Supplied data>
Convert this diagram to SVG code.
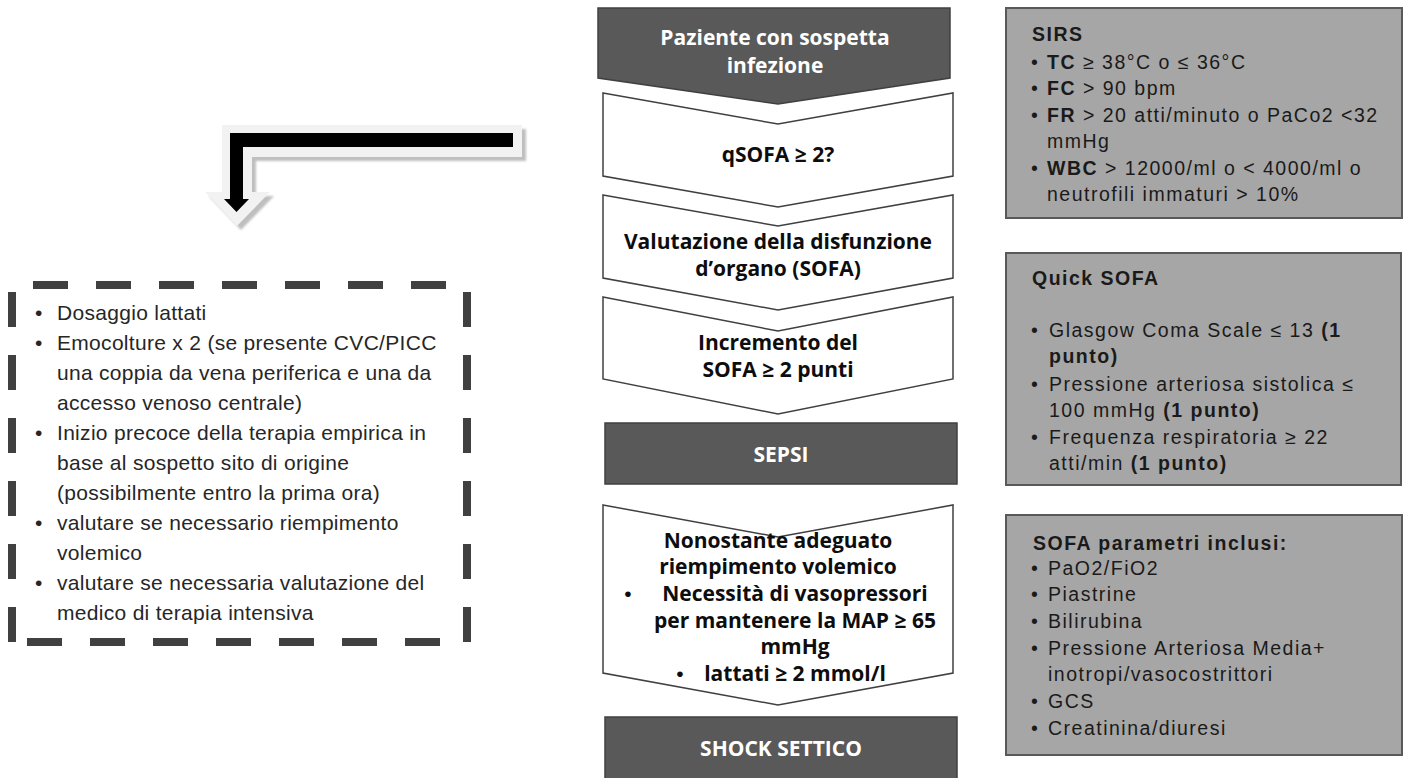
<svg xmlns="http://www.w3.org/2000/svg" width="1408" height="778" viewBox="0 0 1408 778">
<defs>
<style>
.dk{fill:#595959;stroke:#404040;stroke-width:1.5}
.wt{fill:#ffffff;stroke:#404040;stroke-width:1.5}
.gb{fill:#a6a6a6;stroke:#595959;stroke-width:2}
.ct{font-family:"Open Sans","Noto Sans","DejaVu Sans",sans-serif;font-weight:bold;font-size:21px;fill:#0d0d0d;text-anchor:middle}
.cw{font-family:"Open Sans","Noto Sans","DejaVu Sans",sans-serif;font-weight:bold;font-size:21px;fill:#ffffff;text-anchor:middle}
.cb{font-family:"Liberation Sans",Arial,sans-serif;font-size:21px;fill:#0d0d0d;text-anchor:middle}
.bx{font-family:"Liberation Sans",Arial,sans-serif;font-size:21px;fill:#262626;letter-spacing:0.3px}
.rb{font-family:"Liberation Sans",Arial,sans-serif;font-size:19.5px;fill:#1a1a1a;letter-spacing:1.5px}
.b{font-weight:bold}
.dash{stroke:#404040;stroke-width:8;stroke-dasharray:35 28;fill:none}
</style>
<filter id="blur" x="-10%" y="-10%" width="120%" height="120%"><feGaussianBlur stdDeviation="1"/></filter>
</defs>

<g id="bent-arrow">
<path d="M526,129 L226,129 L226,196 L209,196 L241,230 L274,196 L256,196 L256,161 L526,161 Z" fill="#bfbfbf" filter="url(#blur)"/>
<path d="M522,125 L222,125 L222,192 L205,192 L237,226 L270,192 L252,192 L252,157 L522,157 Z" fill="#f2f2f2"/>
<path d="M513,133 L230,133 L230,199 L224,199 L236.5,212 L249,199 L243,199 L243,147 L513,147 Z" fill="#000000"/>
</g>

<g id="actions-box">
<path class="dash" d="M33,285 H448"/>
<path class="dash" d="M27,642 H441"/>
<path class="dash" d="M12,292 V645"/>
<path class="dash" d="M467,292 V645"/>
<text class="bx" x="35" y="320">•</text><text class="bx" x="57" y="320">Dosaggio lattati</text>
<text class="bx" x="35" y="350">•</text><text class="bx" x="57" y="350">Emocolture x 2 (se presente CVC/PICC</text>
<text class="bx" x="57" y="380">una coppia da vena periferica e una da</text>
<text class="bx" x="57" y="410">accesso venoso centrale)</text>
<text class="bx" x="35" y="440">•</text><text class="bx" x="57" y="440">Inizio precoce della terapia empirica in</text>
<text class="bx" x="57" y="470">base al sospetto sito di origine</text>
<text class="bx" x="57" y="500">(possibilmente entro la prima ora)</text>
<text class="bx" x="35" y="530">•</text><text class="bx" x="57" y="530">valutare se necessario riempimento</text>
<text class="bx" x="57" y="560">volemico</text>
<text class="bx" x="35" y="590">•</text><text class="bx" x="57" y="590">valutare se necessaria valutazione del</text>
<text class="bx" x="57" y="620">medico di terapia intensiva</text>
</g>

<g id="paziente">
<path class="dk" d="M598,8 L950,8 L950,78 L778,104 L598,78 Z"/>
<text class="cw" x="775" y="45">Paziente con sospetta</text>
<text class="cw" x="775" y="73">infezione</text>
</g>

<g id="qsofa">
<path class="wt" d="M603,93 L778,124 L953,93 L953,176 L778,207 L603,176 Z"/>
<text class="ct" x="778" y="162">qSOFA ≥ 2?</text>
</g>

<g id="valutazione">
<path class="wt" d="M603,195 L778,226 L953,195 L953,278 L778,310 L603,278 Z"/>
<text class="ct" x="778" y="249">Valutazione della disfunzione</text>
<text class="ct" x="778" y="276">d’organo (SOFA)</text>
</g>

<g id="incremento">
<path class="wt" d="M603,297 L778,331 L953,297 L953,379 L778,414 L603,379 Z"/>
<text class="ct" x="778" y="350">Incremento del</text>
<text class="ct" x="778" y="377">SOFA ≥ 2 punti</text>
</g>

<g id="sepsi">
<rect class="dk" x="605" y="423" width="352" height="61"/>
<text class="cw" x="781" y="462">SEPSI</text>
</g>

<g id="nonostante">
<path class="wt" d="M603,505 L778,537 L953,505 L953,673 L778,705 L603,673 Z"/>
<text class="ct" x="778" y="548">Nonostante adeguato</text>
<text class="ct" x="778" y="574">riempimento volemico</text>
<text class="cb" x="628" y="601">•</text>
<text class="ct" x="795" y="601">Necessità di vasopressori</text>
<text class="ct" x="795" y="628">per mantenere la MAP ≥ 65</text>
<text class="ct" x="795" y="654">mmHg</text>
<text class="cb" x="680" y="681">•</text>
<text class="ct" x="795" y="681">lattati ≥ 2 mmol/l</text>
</g>

<g id="shock">
<rect class="dk" x="605" y="717" width="352" height="66"/>
<text class="cw" x="781" y="756">SHOCK SETTICO</text>
</g>

<g id="sirs">
<rect class="gb" x="1006" y="8" width="396" height="210"/>
<text class="rb b" x="1032" y="41">SIRS</text>
<text class="rb" x="1031" y="69">•</text><text class="rb" x="1047" y="69"><tspan class="b">TC</tspan> ≥ 38°C o ≤ 36°C</text>
<text class="rb" x="1031" y="95">•</text><text class="rb" x="1047" y="95"><tspan class="b">FC</tspan> &gt; 90 bpm</text>
<text class="rb" x="1031" y="122">•</text><text class="rb" x="1047" y="122"><tspan class="b">FR</tspan> &gt; 20 atti/minuto o PaCo2 &lt;32</text>
<text class="rb" x="1047" y="148">mmHg</text>
<text class="rb" x="1031" y="175">•</text><text class="rb" x="1047" y="175"><tspan class="b">WBC</tspan> &gt; 12000/ml o &lt; 4000/ml o</text>
<text class="rb" x="1047" y="201">neutrofili immaturi &gt; 10%</text>
</g>

<g id="quick-sofa">
<rect class="gb" x="1006" y="253" width="395" height="232"/>
<text class="rb b" x="1032" y="285">Quick SOFA</text>
<text class="rb" x="1031" y="337">•</text><text class="rb" x="1049" y="337">Glasgow Coma Scale ≤ 13 <tspan class="b">(1</tspan></text>
<text class="rb b" x="1049" y="363">punto)</text>
<text class="rb" x="1031" y="391">•</text><text class="rb" x="1049" y="391">Pressione arteriosa sistolica ≤</text>
<text class="rb" x="1049" y="417">100 mmHg <tspan class="b">(1 punto)</tspan></text>
<text class="rb" x="1031" y="444">•</text><text class="rb" x="1049" y="444">Frequenza respiratoria ≥ 22</text>
<text class="rb" x="1049" y="470">atti/min <tspan class="b">(1 punto)</tspan></text>
</g>

<g id="sofa-parametri">
<rect class="gb" x="1006" y="515" width="396" height="240"/>
<text class="rb b" x="1033" y="550">SOFA parametri inclusi:</text>
<text class="rb" x="1031" y="575">•</text><text class="rb" x="1048" y="575">PaO2/FiO2</text>
<text class="rb" x="1031" y="601">•</text><text class="rb" x="1048" y="601">Piastrine</text>
<text class="rb" x="1031" y="628">•</text><text class="rb" x="1048" y="628">Bilirubina</text>
<text class="rb" x="1031" y="655">•</text><text class="rb" x="1048" y="655">Pressione Arteriosa Media+</text>
<text class="rb" x="1048" y="681">inotropi/vasocostrittori</text>
<text class="rb" x="1031" y="708">•</text><text class="rb" x="1048" y="708">GCS</text>
<text class="rb" x="1031" y="735">•</text><text class="rb" x="1048" y="735">Creatinina/diuresi</text>
</g>
</svg>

Required task>
Would you return the data exactly as written, without the pictures?

In response>
Convert this diagram to SVG code.
<svg xmlns="http://www.w3.org/2000/svg" width="1408" height="778" viewBox="0 0 1408 778">
<defs>
<style>
.dk{fill:#595959;stroke:#404040;stroke-width:1.5}
.wt{fill:#ffffff;stroke:#404040;stroke-width:1.5}
.gb{fill:#a6a6a6;stroke:#595959;stroke-width:2}
.ct{font-family:"Open Sans","Noto Sans","DejaVu Sans",sans-serif;font-weight:bold;font-size:21px;fill:#0d0d0d;text-anchor:middle}
.cw{font-family:"Open Sans","Noto Sans","DejaVu Sans",sans-serif;font-weight:bold;font-size:21px;fill:#ffffff;text-anchor:middle}
.cb{font-family:"Liberation Sans",Arial,sans-serif;font-size:21px;fill:#0d0d0d;text-anchor:middle}
.bx{font-family:"Liberation Sans",Arial,sans-serif;font-size:21px;fill:#262626;letter-spacing:0.3px}
.rb{font-family:"Liberation Sans",Arial,sans-serif;font-size:19.5px;fill:#1a1a1a;letter-spacing:1.5px}
.b{font-weight:bold}
.dash{stroke:#404040;stroke-width:8;stroke-dasharray:35 28;fill:none}
</style>
<filter id="blur" x="-10%" y="-10%" width="120%" height="120%"><feGaussianBlur stdDeviation="1"/></filter>
</defs>

<g id="bent-arrow">
<path d="M526,129 L226,129 L226,196 L209,196 L241,230 L274,196 L256,196 L256,161 L526,161 Z" fill="#bfbfbf" filter="url(#blur)"/>
<path d="M522,125 L222,125 L222,192 L205,192 L237,226 L270,192 L252,192 L252,157 L522,157 Z" fill="#f2f2f2"/>
<path d="M513,133 L230,133 L230,199 L224,199 L236.5,212 L249,199 L243,199 L243,147 L513,147 Z" fill="#000000"/>
</g>

<g id="actions-box">
<path class="dash" d="M33,285 H448"/>
<path class="dash" d="M27,642 H441"/>
<path class="dash" d="M12,292 V645"/>
<path class="dash" d="M467,292 V645"/>
<text class="bx" x="35" y="320">•</text><text class="bx" x="57" y="320">Dosaggio lattati</text>
<text class="bx" x="35" y="350">•</text><text class="bx" x="57" y="350">Emocolture x 2 (se presente CVC/PICC</text>
<text class="bx" x="57" y="380">una coppia da vena periferica e una da</text>
<text class="bx" x="57" y="410">accesso venoso centrale)</text>
<text class="bx" x="35" y="440">•</text><text class="bx" x="57" y="440">Inizio precoce della terapia empirica in</text>
<text class="bx" x="57" y="470">base al sospetto sito di origine</text>
<text class="bx" x="57" y="500">(possibilmente entro la prima ora)</text>
<text class="bx" x="35" y="530">•</text><text class="bx" x="57" y="530">valutare se necessario riempimento</text>
<text class="bx" x="57" y="560">volemico</text>
<text class="bx" x="35" y="590">•</text><text class="bx" x="57" y="590">valutare se necessaria valutazione del</text>
<text class="bx" x="57" y="620">medico di terapia intensiva</text>
</g>

<g id="paziente">
<path class="dk" d="M598,8 L950,8 L950,78 L778,104 L598,78 Z"/>
<text class="cw" x="775" y="45">Paziente con sospetta</text>
<text class="cw" x="775" y="73">infezione</text>
</g>

<g id="qsofa">
<path class="wt" d="M603,93 L778,124 L953,93 L953,176 L778,207 L603,176 Z"/>
<text class="ct" x="778" y="162">qSOFA ≥ 2?</text>
</g>

<g id="valutazione">
<path class="wt" d="M603,195 L778,226 L953,195 L953,278 L778,310 L603,278 Z"/>
<text class="ct" x="778" y="249">Valutazione della disfunzione</text>
<text class="ct" x="778" y="276">d’organo (SOFA)</text>
</g>

<g id="incremento">
<path class="wt" d="M603,297 L778,331 L953,297 L953,379 L778,414 L603,379 Z"/>
<text class="ct" x="778" y="350">Incremento del</text>
<text class="ct" x="778" y="377">SOFA ≥ 2 punti</text>
</g>

<g id="sepsi">
<rect class="dk" x="605" y="423" width="352" height="61"/>
<text class="cw" x="781" y="462">SEPSI</text>
</g>

<g id="nonostante">
<path class="wt" d="M603,505 L778,537 L953,505 L953,673 L778,705 L603,673 Z"/>
<text class="ct" x="778" y="548">Nonostante adeguato</text>
<text class="ct" x="778" y="574">riempimento volemico</text>
<text class="cb" x="628" y="601">•</text>
<text class="ct" x="795" y="601">Necessità di vasopressori</text>
<text class="ct" x="795" y="628">per mantenere la MAP ≥ 65</text>
<text class="ct" x="795" y="654">mmHg</text>
<text class="cb" x="680" y="681">•</text>
<text class="ct" x="795" y="681">lattati ≥ 2 mmol/l</text>
</g>

<g id="shock">
<rect class="dk" x="605" y="717" width="352" height="66"/>
<text class="cw" x="781" y="756">SHOCK SETTICO</text>
</g>

<g id="sirs">
<rect class="gb" x="1006" y="8" width="396" height="210"/>
<text class="rb b" x="1032" y="41">SIRS</text>
<text class="rb" x="1031" y="69">•</text><text class="rb" x="1047" y="69"><tspan class="b">TC</tspan> ≥ 38°C o ≤ 36°C</text>
<text class="rb" x="1031" y="95">•</text><text class="rb" x="1047" y="95"><tspan class="b">FC</tspan> &gt; 90 bpm</text>
<text class="rb" x="1031" y="122">•</text><text class="rb" x="1047" y="122"><tspan class="b">FR</tspan> &gt; 20 atti/minuto o PaCo2 &lt;32</text>
<text class="rb" x="1047" y="148">mmHg</text>
<text class="rb" x="1031" y="175">•</text><text class="rb" x="1047" y="175"><tspan class="b">WBC</tspan> &gt; 12000/ml o &lt; 4000/ml o</text>
<text class="rb" x="1047" y="201">neutrofili immaturi &gt; 10%</text>
</g>

<g id="quick-sofa">
<rect class="gb" x="1006" y="253" width="395" height="232"/>
<text class="rb b" x="1032" y="285">Quick SOFA</text>
<text class="rb" x="1031" y="337">•</text><text class="rb" x="1049" y="337">Glasgow Coma Scale ≤ 13 <tspan class="b">(1</tspan></text>
<text class="rb b" x="1049" y="363">punto)</text>
<text class="rb" x="1031" y="391">•</text><text class="rb" x="1049" y="391">Pressione arteriosa sistolica ≤</text>
<text class="rb" x="1049" y="417">100 mmHg <tspan class="b">(1 punto)</tspan></text>
<text class="rb" x="1031" y="444">•</text><text class="rb" x="1049" y="444">Frequenza respiratoria ≥ 22</text>
<text class="rb" x="1049" y="470">atti/min <tspan class="b">(1 punto)</tspan></text>
</g>

<g id="sofa-parametri">
<rect class="gb" x="1006" y="515" width="396" height="240"/>
<text class="rb b" x="1033" y="550">SOFA parametri inclusi:</text>
<text class="rb" x="1031" y="575">•</text><text class="rb" x="1048" y="575">PaO2/FiO2</text>
<text class="rb" x="1031" y="601">•</text><text class="rb" x="1048" y="601">Piastrine</text>
<text class="rb" x="1031" y="628">•</text><text class="rb" x="1048" y="628">Bilirubina</text>
<text class="rb" x="1031" y="655">•</text><text class="rb" x="1048" y="655">Pressione Arteriosa Media+</text>
<text class="rb" x="1048" y="681">inotropi/vasocostrittori</text>
<text class="rb" x="1031" y="708">•</text><text class="rb" x="1048" y="708">GCS</text>
<text class="rb" x="1031" y="735">•</text><text class="rb" x="1048" y="735">Creatinina/diuresi</text>
</g>
</svg>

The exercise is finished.